I apologize if this question is considered to be “dumb”. I’ve only just recently started. Anyway, the Manderly’s have been a Northern house for the past thousand years, and obviously there have been other Northerns that have married into their house. Possibly even Stark women have married into the family. So the present day Manderly’s in the books have quite a bit of First Men Northern blood running in their veins. So why do they still practice the Faith and have knights? Thanks. -Emma

Yeah, you can see this even from their titles:

goodqueenaly:

The Manderlys are grateful to House Stark for taking them in when they were cast out of the Reach, and they’ve established themselves as a northern power, but I think there’s still a strong feeling within House Manderly as being a displaced southron House, rather than a born northern one. After all, it would be a difficult thing to abandon completely the faith and cultural identity that had been with the family for thousands of years before they first laid eyes on White Harbor. The Manderlys were too long at the center of reacher politics for that; there are too many centuries of Manderly history in the courts of the Gardener kings, too many old family heroes remembered for their deeds in the Reach, too many ancestors buried in graves by the river that still bears their name. They would still be reachlords today if not for the scheming of those no-good-very-bad Peakes, as they might think, and while they love the Starks for taking them in when no one else would, too much of the Manderly heart is probably still in the Reach.
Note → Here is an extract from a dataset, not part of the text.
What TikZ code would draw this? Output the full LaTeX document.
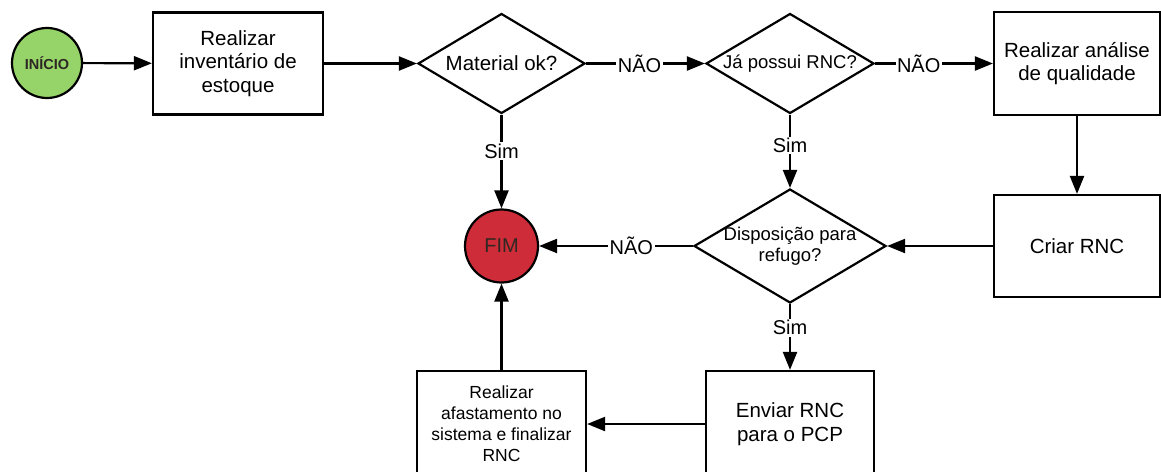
\documentclass[tikz,border=0pt]{standalone}
\usepackage{fontspec}
\setmainfont{Liberation Sans}
\usetikzlibrary{shapes.geometric,arrows.meta}
\definecolor{startgreen}{RGB}{150,212,105}
\definecolor{endred}{RGB}{206,44,56}
\definecolor{termtext}{RGB}{45,40,35}
\begin{document}
\begin{tikzpicture}[x=1pt,y=-1pt,
  proc/.style={draw, rectangle, line width=2.2pt, inner sep=0pt, align=center,
               font=\fontsize{20.5}{23.5}\selectfont},
  dec/.style={draw, diamond, line width=2.2pt, inner sep=0pt},
  dtext/.style={align=center, inner sep=0pt, font=\fontsize{18.5}{21}\selectfont},
  term/.style={draw, circle, line width=2.2pt, inner sep=0pt, text=termtext},
  flow/.style={line width=2.2pt, -{Triangle[length=18pt,width=14pt]}},
  lbl/.style={fill=white, inner sep=1.5pt, font=\fontsize{20}{22}\selectfont}]
\useasboundingbox (0,0) rectangle (1161,471);
\clip (0,0) rectangle (1161,471);

% terminals
\node[term, fill=startgreen, minimum size=70pt, font=\bfseries\fontsize{14.5}{17}\selectfont]
  (inicio) at (47,63) {INÍCIO};
\node[term, fill=endred, minimum size=73pt, font=\fontsize{20}{21}\selectfont]
  (fim) at (501.5,246) {FIM};

% process boxes
\node[proc, minimum width=170pt, minimum height=102pt] (inv) at (238,63.5)
  {Realizar\\inventário de\\estoque};
\node[proc, minimum width=166pt, minimum height=103pt] (anal) at (1077,63.5)
  {Realizar análise\\de qualidade};
\node[proc, minimum width=166pt, minimum height=102pt] (criar) at (1077,246)
  {Criar RNC};
\node[proc, minimum width=168pt, minimum height=106pt] (enviar) at (790,424)
  {Enviar RNC\\para o PCP};
\node[proc, minimum width=169pt, minimum height=106pt,
      font=\fontsize{17.5}{21}\selectfont] (afast) at (501.5,424)
  {Realizar\\afastamento no\\sistema e finalizar\\RNC};

% decisions: fixed-size diamonds with their questions set on top
\node[dec, minimum width=167pt, minimum height=100pt] (mat) at (501.5,63.5) {};
\node[dtext, font=\fontsize{20.5}{23}\selectfont] (mat-q) at (mat) {Material ok?};
\node[dec, minimum width=168pt, minimum height=100pt] (ja) at (790,63.5) {};
\node[dtext] (ja-q) at (ja) {Já possui RNC?};
\node[dec, minimum width=192pt, minimum height=114pt] (disp) at (790,246) {};
\node[dtext] (disp-q) at (disp) {Disposição para\\refugo?};

% connectors
\draw[flow] (inicio) -- (inv);
\draw[flow] (inv) -- (mat);
\draw[flow] (mat) -- node[lbl, pos=0.45] {NÃO} (ja);
\draw[flow] (ja) -- node[lbl, pos=0.37] {NÃO} (anal);
\draw[flow] (mat) -- node[lbl, pos=0.39] {Sim} (fim);
\draw[flow] (ja) -- node[lbl, pos=0.42] {Sim} (disp);
\draw[flow] (anal) -- (criar);
\draw[flow] (criar) -- (disp);
\draw[flow] (disp) -- node[lbl, pos=0.4] {NÃO} (fim);
\draw[flow] (disp) -- node[lbl, pos=0.36] {Sim} (enviar);
\draw[flow] (enviar) -- (afast);
\draw[flow] (afast) -- (fim);
\end{tikzpicture}
\end{document}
To give up the Seven and chivalric tradition might seem a deep betrayal of those old ancestral ties – a rejection of their identity.

You stand before Wyman Manderly, Lord of White Harbor and Warden of the White Knife, Shield of the Faith, Defender of the Dispossessed, Lord Marshal of the Mander, a Knight of the Order of the Green Hand,“

Yes, Lord of White Harbor and Warden of the White Knife are recognizing where the Manderlys are now, but look at the rest. Shield of the Faith tells you straight-up that the Manderlys are not going to convert to the Old Gods any time soon, Defender of the Dispossessed shows you how they are very much still mad about losing Dunstonbury, and the fact that they still refer to themselves as Lord Marshal of the Mander more than a thousand years after having to flee from the Reach and Knights of the Order of the Green Hand three hundred years after that entire order perished on the Field of Fire demonstrates how much the Reach remains in their minds.